Jewish World Review Jan. 17, 2002/ 14 Shevat, 5763
Wesley Pruden
An 'A' for effort, as far as it goes
http://www.NewsAndOpinion.com |
A man is never entitled to praise for being nice to his
mother, a wise old philosopher prince once told me, but we
can all be pleased when he does the right thing.
That goes for presidents, too.
George W. Bush finally did the
right thing when he told his solicitor
general to file a brief in the
Michigan case, urging the Supreme
Court to uphold the Constitution.
But it's a pity that it took him a
week to decide to do it, and then
only when storm signals were
raised fore and aft signaling that a
lot of his friends, who believed
what he said during the '00
campaign, were going to be mighty
unhappy if he didn't.
The Michigan case, stripped of
context, is a lawsuit by three white
students who said they were kept out of the University of
Michigan Law School because preferential treatment was
given to the applications of minority students, some of whom
received 50 "bonus points" on their application. The bonus
was not to reward the content of either character or
transcript, as the late Martin Luther King could have phrased
it, but to reward color.
But the Michigan case is much bigger than a dispute
between three white students and a state university. George
W. Bush recognized this.
"I strongly support diversity of all kinds, including racial
diversity in higher education," he said. "But the method used
by the University of Michigan to achieve this important goal is
fundamentally flawed.
"Our Constitution makes it clear that people of all races
must be treated equally under the law. Quota systems that
use race to include or exclude people from higher education
and the opportunities it offers are divisive, unfair and
impossible to square with the Constitution."

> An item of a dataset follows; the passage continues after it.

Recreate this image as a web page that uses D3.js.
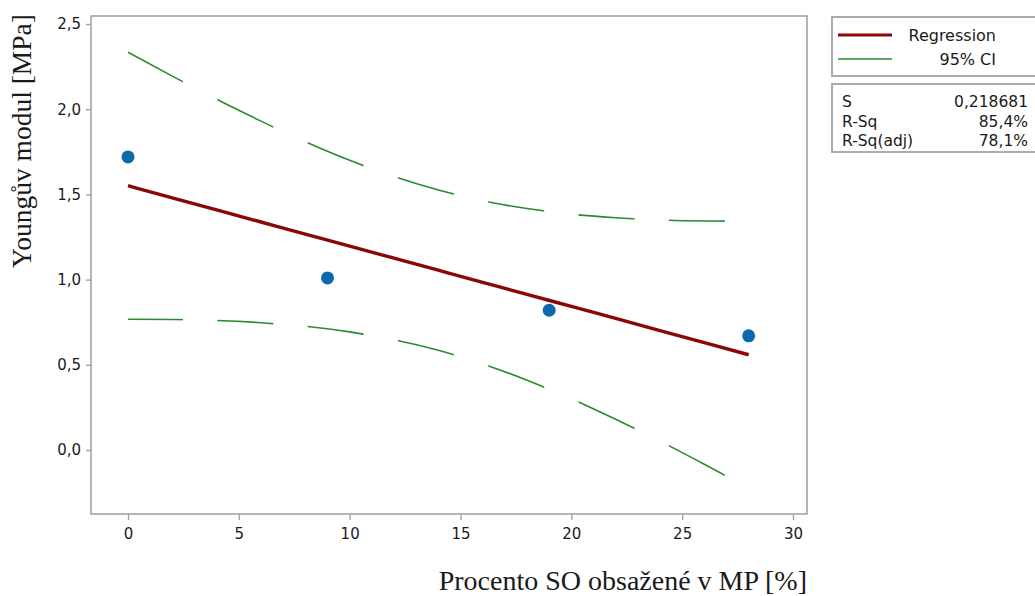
<!DOCTYPE html>
<html>
<head>
<meta charset="utf-8">
<script src="https://cdn.jsdelivr.net/npm/d3@7"></script>
<style>
  html, body { margin: 0; padding: 0; background: #fff; }
  svg { display: block; }
</style>
</head>
<body>
<svg id="chart" width="1035" height="596"></svg>
<script>
// ---- Data ----
const pointX = [0, 9, 19, 28];
const pointY = [1.72, 1.01, 0.82, 0.67];

const fitX     = [0, 2, 4, 6, 8, 10, 12, 14, 16, 18, 20, 22, 24, 26, 28];
const fitY     = [1.551, 1.480, 1.409, 1.338, 1.267, 1.197, 1.126, 1.055, 0.984, 0.913, 0.843, 0.772, 0.701, 0.630, 0.559];
const ciUpper  = [2.334, 2.194, 2.058, 1.930, 1.809, 1.700, 1.605, 1.526, 1.463, 1.417, 1.384, 1.363, 1.350, 1.344, 1.343];
const ciLower  = [0.767, 0.766, 0.760, 0.747, 0.726, 0.693, 0.647, 0.585, 0.505, 0.410, 0.301, 0.180, 0.052, -0.084, -0.224];

const xTicks = [0, 5, 10, 15, 20, 25, 30];
const yTicks = [0, 0.5, 1.0, 1.5, 2.0, 2.5];

const legendLabels = ["Regression", "95% CI"];
const statNames  = ["S", "R-Sq", "R-Sq(adj)"];
const statValues = ["0,218681", "85,4%", "78,1%"];

const xTitle = "Procento SO obsažené v MP [%]";
const yTitle = "Youngův modul [MPa]";

// ---- Layout ----
const svg = d3.select("#chart");
const frame = { left: 91, top: 16, right: 807, bottom: 514 };
const x = d3.scaleLinear().domain([0, 30]).range([128, 793]);
const y = d3.scaleLinear().domain([0, 2.5]).range([450, 24]);

const gray = "#a3a3a3";
const textColor = "#1a1a1a";
const sansFont = "'DejaVu Sans', 'Open Sans', sans-serif";
const serif = "'Liberation Serif', 'Times New Roman', serif";
const fmt = d => d3.format(".1f")(d).replace(".", ",");

// frame
svg.append("rect")
  .attr("x", frame.left).attr("y", frame.top)
  .attr("width", frame.right - frame.left).attr("height", frame.bottom - frame.top)
  .attr("fill", "none").attr("stroke", gray).attr("stroke-width", 1.6);

// axes
const xAxis = d3.axisBottom(x).tickValues(xTicks).tickSize(6).tickPadding(8).tickFormat(d3.format("d"));
const gx = svg.append("g").attr("transform", `translate(0,${frame.bottom})`).call(xAxis);
const yAxis = d3.axisLeft(y).tickValues(yTicks).tickSize(5).tickPadding(5).tickFormat(fmt);
const gy = svg.append("g").attr("transform", `translate(${frame.left},0)`).call(yAxis);
[gx, gy].forEach(g => {
  g.select(".domain").remove();
  g.selectAll(".tick line").attr("stroke", gray).attr("stroke-width", 1.4);
  g.selectAll(".tick text").attr("fill", textColor)
    .style("font-family", sansFont).style("font-size", "15px");
});

// axis titles
svg.append("text")
  .attr("x", 807).attr("y", 590)
  .attr("text-anchor", "end")
  .style("font-family", serif)
  .style("font-size", "28px").attr("fill", textColor)
  .text(xTitle);
svg.append("text")
  .attr("transform", "translate(31,141) rotate(-90)")
  .attr("text-anchor", "middle")
  .style("font-family", serif)
  .style("font-size", "27.5px").attr("fill", textColor)
  .text(yTitle);

// dash stripes clip (Minitab-style dashes, fixed x-extent)
const defs = svg.append("defs");
const clip = defs.append("clipPath").attr("id", "dashclip");
const period = 90.3, dashLen = 56;
for (let k = 0; k < 8; k++) {
  clip.append("rect")
    .attr("x", x(0) - 1 + k * period).attr("y", 0)
    .attr("width", dashLen).attr("height", 596);
}

const line = d3.line().curve(d3.curveMonotoneX);

const ciColor = "#2b8a2b";
[ciUpper, ciLower].forEach(arr => {
  svg.append("path")
    .attr("d", line(fitX.map((d, i) => [x(d), y(arr[i])])))
    .attr("fill", "none").attr("stroke", ciColor).attr("stroke-width", 1.6)
    .attr("clip-path", "url(#dashclip)");
});

// regression line
svg.append("path")
  .attr("d", line(fitX.map((d, i) => [x(d), y(fitY[i])])))
  .attr("fill", "none").attr("stroke", "#8b0606").attr("stroke-width", 3.4);

// points
svg.selectAll("circle.pt").data(pointX).enter().append("circle")
  .attr("class", "pt")
  .attr("cx", d => x(d))
  .attr("cy", (d, i) => y(pointY[i]))
  .attr("r", 6.5)
  .attr("fill", "#0b69ad");

// legend box 1
svg.append("rect").attr("x", 832).attr("y", 17).attr("width", 210).attr("height", 59)
  .attr("fill", "#fff").attr("stroke", gray).attr("stroke-width", 1.8);
const legColors = ["#8b0606", ciColor];
const legWidths = [3.2, 1.6];
const legY = [35, 59];
legendLabels.forEach((lab, i) => {
  svg.append("line").attr("x1", 838).attr("x2", 892).attr("y1", legY[i]).attr("y2", legY[i])
    .attr("stroke", legColors[i]).attr("stroke-width", legWidths[i]);
  svg.append("text").attr("x", 996).attr("y", legY[i]).attr("dy", "0.35em")
    .attr("text-anchor", "end").attr("fill", textColor)
    .style("font-family", sansFont).style("font-size", "16px").text(lab);
});

// legend box 2 (stats)
svg.append("rect").attr("x", 832).attr("y", 84).attr("width", 210).attr("height", 68)
  .attr("fill", "#fff").attr("stroke", gray).attr("stroke-width", 1.8);
const statY = [102, 121.5, 141];
statNames.forEach((nm, i) => {
  svg.append("text").attr("x", 842).attr("y", statY[i]).attr("dy", "0.35em")
    .attr("fill", textColor).style("font-family", sansFont).style("font-size", "15.5px").text(nm);
  svg.append("text").attr("x", 1028).attr("y", statY[i]).attr("dy", "0.35em")
    .attr("text-anchor", "end")
    .attr("fill", textColor).style("font-family", sansFont).style("font-size", "15.5px").text(statValues[i]);
});
</script>
</body>
</html>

The race baiters, eager as always to ignore or abuse the
Constitution, leaped quickly at the opportunity to poke a
sharp stick at a lingering wound. Dick Gephardt, a Michigan
law school graduate who took time out from his presidential
campaign to write a brief of his own in support of quotas,
was particularly ferocious in his reaction. Earlier in the week
he had discovered the Civil War and how it could be used to
inflame public opinion, leaning on the authorities to pull down
the Confederate flag at a battlefield memorial in Missouri
specifically established to commemorate both Union and
Confederate soldiers who died there.
Civil rights groups scrambled to see who could condemn
Mr. Bush loudest. "If President's Bush's stance prevails, it will
mean that campuses across the nation will have a less diverse
student population," said Wade Henderson, executive
director of the Leadership Conference on Civil Rights.
Manuel Mirabal, chairman of the National Hispanic
Leadership Agenda, a coalition of 40 organizations, tried to
frighten Karl Rove, who is desperate to find the right bait to
attract minority voters in '04. "I don't think there's a Latino
organization in the country that sides with what the president
did today," he said.
The White House insisted that politics was the farthest
thing from the president's mind. Everybody understands that
the president's spokesman has to say things like that but
nobody is so naïve as to believe that anyone takes such
malarkey as serious comment. Politics was the flavor of the
day, as it always is, even when it flavors the right thing.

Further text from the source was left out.